■ **JOB**: State how many lines hold the word "drawn", with no other words.

--- START COLLECTED DATA ---

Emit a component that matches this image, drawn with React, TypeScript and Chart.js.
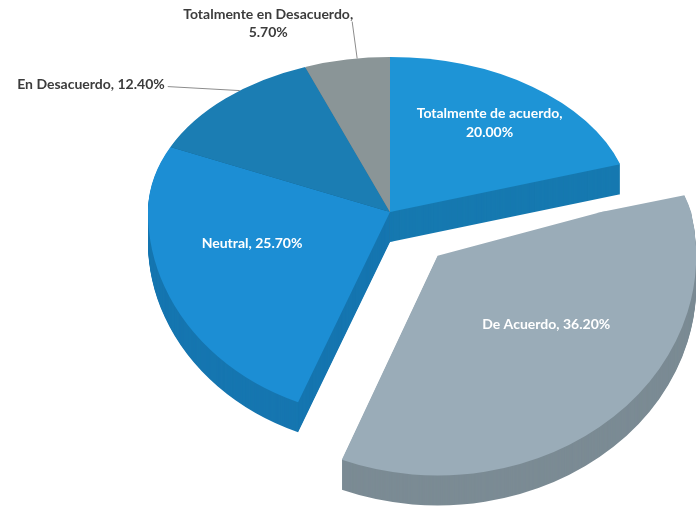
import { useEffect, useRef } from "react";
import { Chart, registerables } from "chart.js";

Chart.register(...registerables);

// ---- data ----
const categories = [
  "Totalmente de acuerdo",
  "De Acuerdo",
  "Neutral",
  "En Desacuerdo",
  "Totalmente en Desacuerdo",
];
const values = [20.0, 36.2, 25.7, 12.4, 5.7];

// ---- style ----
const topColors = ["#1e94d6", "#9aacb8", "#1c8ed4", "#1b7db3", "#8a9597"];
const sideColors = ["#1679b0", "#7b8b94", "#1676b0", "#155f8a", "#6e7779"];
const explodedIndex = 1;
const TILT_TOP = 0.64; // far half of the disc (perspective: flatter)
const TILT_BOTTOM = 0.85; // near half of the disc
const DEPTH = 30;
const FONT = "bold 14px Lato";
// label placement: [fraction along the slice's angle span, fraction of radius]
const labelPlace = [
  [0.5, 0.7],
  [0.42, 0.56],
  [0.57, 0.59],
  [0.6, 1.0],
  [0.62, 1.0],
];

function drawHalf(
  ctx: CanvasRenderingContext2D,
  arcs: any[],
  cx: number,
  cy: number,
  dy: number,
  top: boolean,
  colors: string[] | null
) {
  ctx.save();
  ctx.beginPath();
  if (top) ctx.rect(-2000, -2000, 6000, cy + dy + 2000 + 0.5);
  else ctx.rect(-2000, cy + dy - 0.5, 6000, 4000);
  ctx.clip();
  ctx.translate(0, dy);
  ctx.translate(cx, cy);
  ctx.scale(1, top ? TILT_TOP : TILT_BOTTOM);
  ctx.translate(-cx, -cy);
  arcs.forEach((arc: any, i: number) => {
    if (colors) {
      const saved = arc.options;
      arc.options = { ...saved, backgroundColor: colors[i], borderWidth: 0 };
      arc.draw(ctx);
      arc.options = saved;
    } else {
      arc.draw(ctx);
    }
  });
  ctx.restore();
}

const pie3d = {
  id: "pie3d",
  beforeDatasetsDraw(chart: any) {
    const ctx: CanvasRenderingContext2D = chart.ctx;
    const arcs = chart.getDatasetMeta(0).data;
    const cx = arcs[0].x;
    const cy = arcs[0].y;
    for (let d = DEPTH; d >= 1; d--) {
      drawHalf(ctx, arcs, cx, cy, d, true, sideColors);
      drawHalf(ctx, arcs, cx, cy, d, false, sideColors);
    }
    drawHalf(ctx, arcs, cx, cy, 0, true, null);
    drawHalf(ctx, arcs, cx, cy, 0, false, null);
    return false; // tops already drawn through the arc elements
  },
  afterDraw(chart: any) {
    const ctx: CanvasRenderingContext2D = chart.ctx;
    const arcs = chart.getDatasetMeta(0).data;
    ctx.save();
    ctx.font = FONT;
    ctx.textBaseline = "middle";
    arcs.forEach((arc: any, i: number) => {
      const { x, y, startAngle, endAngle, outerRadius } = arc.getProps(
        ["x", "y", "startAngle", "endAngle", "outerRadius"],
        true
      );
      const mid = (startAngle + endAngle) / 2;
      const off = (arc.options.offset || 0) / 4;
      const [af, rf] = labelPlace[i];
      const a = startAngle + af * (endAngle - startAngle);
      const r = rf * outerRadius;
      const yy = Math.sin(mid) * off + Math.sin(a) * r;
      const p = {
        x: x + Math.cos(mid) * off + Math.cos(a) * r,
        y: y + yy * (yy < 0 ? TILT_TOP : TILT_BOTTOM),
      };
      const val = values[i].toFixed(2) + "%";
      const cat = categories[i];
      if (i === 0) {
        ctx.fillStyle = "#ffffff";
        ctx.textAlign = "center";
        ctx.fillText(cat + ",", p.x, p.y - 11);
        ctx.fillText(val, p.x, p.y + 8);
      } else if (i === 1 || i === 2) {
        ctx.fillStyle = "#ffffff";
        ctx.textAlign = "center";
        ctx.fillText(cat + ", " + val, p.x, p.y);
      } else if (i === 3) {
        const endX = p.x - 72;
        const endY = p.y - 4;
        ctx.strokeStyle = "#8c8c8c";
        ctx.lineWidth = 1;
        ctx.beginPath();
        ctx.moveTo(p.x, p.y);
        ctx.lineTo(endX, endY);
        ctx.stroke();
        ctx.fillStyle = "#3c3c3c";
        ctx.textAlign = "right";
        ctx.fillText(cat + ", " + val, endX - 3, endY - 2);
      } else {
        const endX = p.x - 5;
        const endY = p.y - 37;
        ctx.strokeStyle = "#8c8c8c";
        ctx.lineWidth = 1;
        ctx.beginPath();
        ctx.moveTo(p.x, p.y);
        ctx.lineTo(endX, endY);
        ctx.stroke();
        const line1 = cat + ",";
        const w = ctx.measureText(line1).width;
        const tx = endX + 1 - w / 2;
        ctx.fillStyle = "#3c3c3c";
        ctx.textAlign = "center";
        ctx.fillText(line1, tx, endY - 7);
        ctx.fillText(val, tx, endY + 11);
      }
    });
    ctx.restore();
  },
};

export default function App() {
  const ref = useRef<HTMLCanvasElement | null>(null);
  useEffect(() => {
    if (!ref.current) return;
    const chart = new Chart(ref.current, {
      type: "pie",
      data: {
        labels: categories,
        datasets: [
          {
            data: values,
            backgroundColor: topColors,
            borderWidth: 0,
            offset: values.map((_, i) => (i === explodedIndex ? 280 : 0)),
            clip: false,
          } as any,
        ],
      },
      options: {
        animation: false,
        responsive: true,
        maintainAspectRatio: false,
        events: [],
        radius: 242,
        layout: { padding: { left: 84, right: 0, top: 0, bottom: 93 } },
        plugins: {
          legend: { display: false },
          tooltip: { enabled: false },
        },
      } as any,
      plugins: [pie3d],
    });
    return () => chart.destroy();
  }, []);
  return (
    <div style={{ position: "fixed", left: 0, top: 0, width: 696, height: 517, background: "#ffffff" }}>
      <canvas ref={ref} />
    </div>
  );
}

--- END COLLECTED DATA ---

■ **COMPLETED EXERCISE**: 2